Location
- 3 Zevin St. Neve Yaakov Jerusalem

Information
- Established: 1986; 40 years ago
- Rosh Yeshiva: Rabbi Doniel Lehrfield (ZT"l 20 Elul 5785); Rabbi Moshe Lehrfield;
- Affiliation: Orthodox
- Bochrim: 130
- Website: yeshivasbaisyisroel.org

= Yeshivas Bais Yisroel =

Yeshivas Bais Yisroel (ישיבת בית ישראל), colloquially known as "Bais", is an English-language, Litvish Orthodox yeshiva for post-high-school boys located in the Neve Yaakov neighborhood of Jerusalem. Founded in 1985 by Rabbi Doniel Lehrfield, the yeshiva's student body currently numbers over 100 students mainly from the United States, England, Canada, South Africa, Mexico, Chile and Australia. The yeshiva also operates a kollel for 40 married men, many of whom attended the yeshiva before marriage.

==Background==
Bais Yisroel is part of the widespread trend, over the past three decades, of yeshiva learning programs in Israel for post-high-school boys from the United States and other English-speaking countries. Thirty years ago, there were only a handful of such programs for overseas students at the Mir, Brisk yeshiva, and Ponovezh. Today, there are dozens of such yeshivas.

Bais Yisroel was founded in 1985 in the Jerusalem neighborhood of Bayit Vegan as an offshoot of Yeshiva Toras Moshe. In 1994 the yeshiva moved from that location to its current location in the northern Jerusalem neighborhood of Neve Yaakov. The students sleep in dormitories which consist of converted apartments located near the yeshiva. The yeshiva owns and rents more than 10 such apartments yearly.

==Curriculum==
The yeshiva runs a four-year program studying sections of the Talmud. It follows the learning cycles of Nashim and Nezikin, with a focus on finishing a tractate of the Talmud each semester.

College credits are offered through Touro College.

==Alumni==
Bais Yisroel encourages its alumni to stay in touch with the rabbinic staff and participate in the continuing funding of the yeshiva through its alumni association. An online website fields questions sent by alumni to rabbis and also publishes an alumni newsletter. The Bais website is run by one of the prized shoel umeishev's, Rabbi Hilton.

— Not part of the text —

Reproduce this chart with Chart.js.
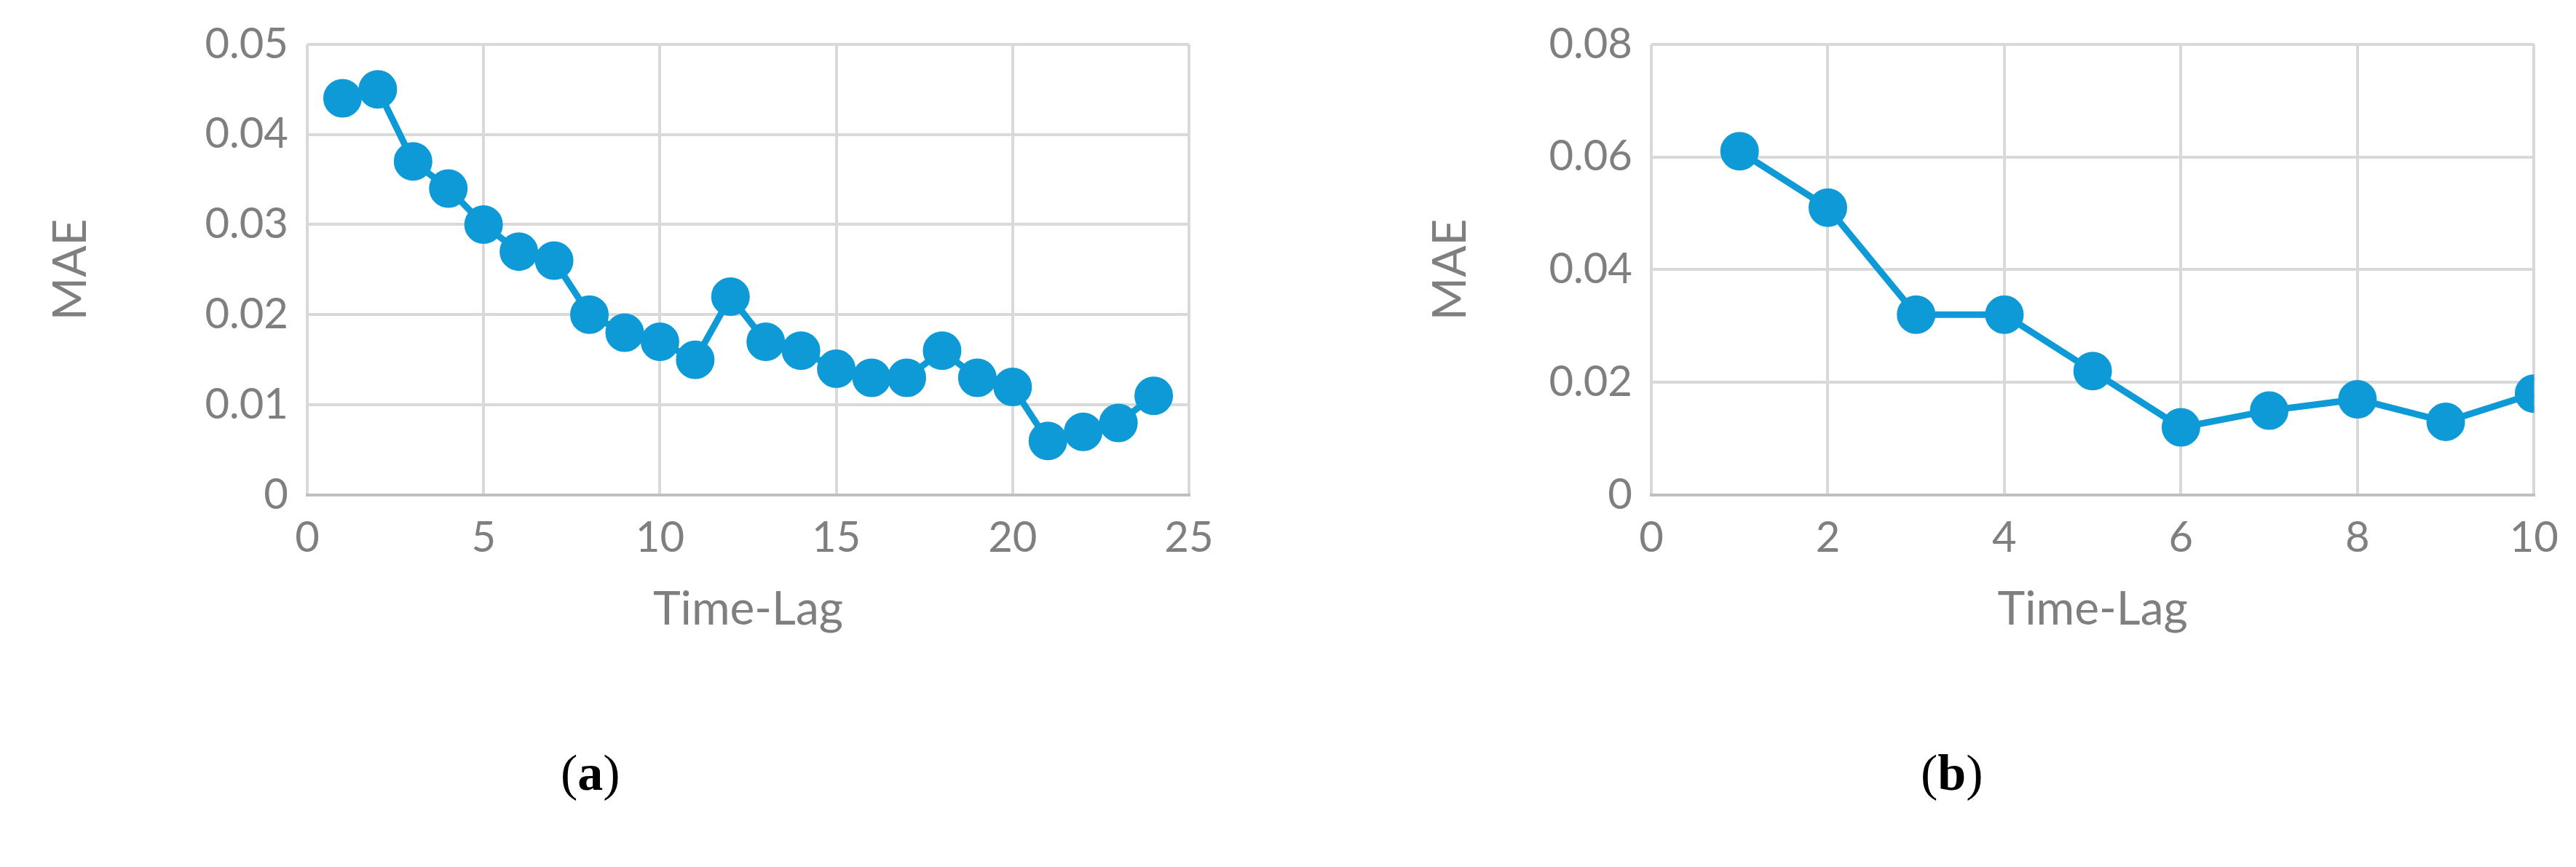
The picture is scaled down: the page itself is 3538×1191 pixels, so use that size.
<!DOCTYPE html><html><head><meta charset="utf-8">
<script src="https://cdn.jsdelivr.net/npm/chart.js@4"></script>
<style>body{margin:0;background:#fff;width:3538px;height:1191px;position:relative;overflow:hidden}
canvas{position:absolute}
.cap{position:absolute;font-family:"Liberation Serif";font-size:70px;color:#000;top:1022px}
</style></head><body>
<div style="position:absolute;left:0;top:0;width:1700px;height:880px"><canvas id="c1"></canvas></div>
<div style="position:absolute;left:1900px;top:0;width:1638px;height:880px"><canvas id="c2"></canvas></div>
<div class="cap" style="left:770px">(<b>a</b>)</div>
<div class="cap" style="left:2638px">(<b>b</b>)</div>
<script>
const lagsA=[1,2,3,4,5,6,7,8,9,10,11,12,13,14,15,16,17,18,19,20,21,22,23,24];
const maeA=[0.044,0.045,0.037,0.034,0.030,0.027,0.026,0.020,0.018,0.017,0.015,0.022,0.017,0.016,0.014,0.013,0.013,0.016,0.013,0.012,0.006,0.007,0.008,0.011];
const lagsB=[1,2,3,4,5,6,7,8,9,10];
const maeB=[0.061,0.051,0.032,0.032,0.022,0.012,0.015,0.017,0.013,0.018];
const xTitle="Time-Lag", yTitle="MAE";
const gray="#7f7f7f", blue="#0e9ad6";
function mk(id,xs,ys,xmax,xstep,ymax,ystep,lp,yw,pad){
 new Chart(document.getElementById(id),{type:'scatter',
 data:{datasets:[{data:xs.map((x,i)=>({x:x,y:ys[i]})),showLine:true,borderColor:blue,backgroundColor:blue,borderWidth:9,pointRadius:22,pointHoverRadius:22}]},
 options:{responsive:true,maintainAspectRatio:false,animation:false,events:[],
  layout:{padding:{top:23,right:pad,left:lp,bottom:0}},
  plugins:{legend:{display:false},tooltip:{enabled:false}},
  scales:{
   x:{type:'linear',min:0,max:xmax,ticks:{stepSize:xstep,color:gray,font:{family:'Lato',size:58},padding:24},
      grid:{color:'#d9d9d9',lineWidth:4,drawTicks:false},border:{color:'#bfbfbf',width:4},
      title:{display:true,text:xTitle,color:gray,font:{family:'Lato',size:64},padding:{top:40}},
      afterFit(a){a.height=200}},
   y:{min:0,max:ymax,ticks:{stepSize:ystep,color:gray,font:{family:'Lato',size:58},padding:26,callback:v=>v===0?'0':v.toFixed(2)},
      grid:{color:'#d9d9d9',lineWidth:4,drawTicks:false},border:{display:false},
      title:{display:true,text:yTitle,color:gray,font:{family:'Lato',size:64},padding:{bottom:40}},
      afterFit(a){a.width=yw}}}}});
}
mk('c1',lagsA,maeA,25,5,0.05,0.01,55,367,67);
mk('c2',lagsB,maeB,10,2,0.08,0.02,50,318,50);
</script></body></html>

Students who have gone on to receive rabbinic ordination and take positions in the Torah world include: Rabbi Aharon Ciment, Rav of Congregation Arzei Darom, Teaneck, New Jersey;
Rabbi Daniel Steinherz, rosh mesivta, Yeshivat Sha'arei Mevaseret Zion, Mevaseret Zion, Israel; Rabbi Mordechai Frankel, Assistant Rabbi, Agudath Israel of Baltimore, and Rabbi Yosef Chaim Topek, Director/Mashgiach, Yeshivas Gevuros Yitzchak, Kesher Jerusalem, Israel.

Mordechai Shapiro, an American singer and entertainer, attended the yeshiva.

==Post-Yeshiva==

Many students in Yeshivas Bais Yisroel who wish to continue their learning do so at various institutions including The Mir Yeshiva, Rabbi Tzvi Kaplan's Yeshiva, Ponovezh Yeshiva, Yeshiva Ner Israel Baltimore, Brisk Yeshiva, Bais Medrash Govoha in Lakewood, New Jersey, Borehamwood Kollel as well as smaller Yeshivas across Israel and the United States.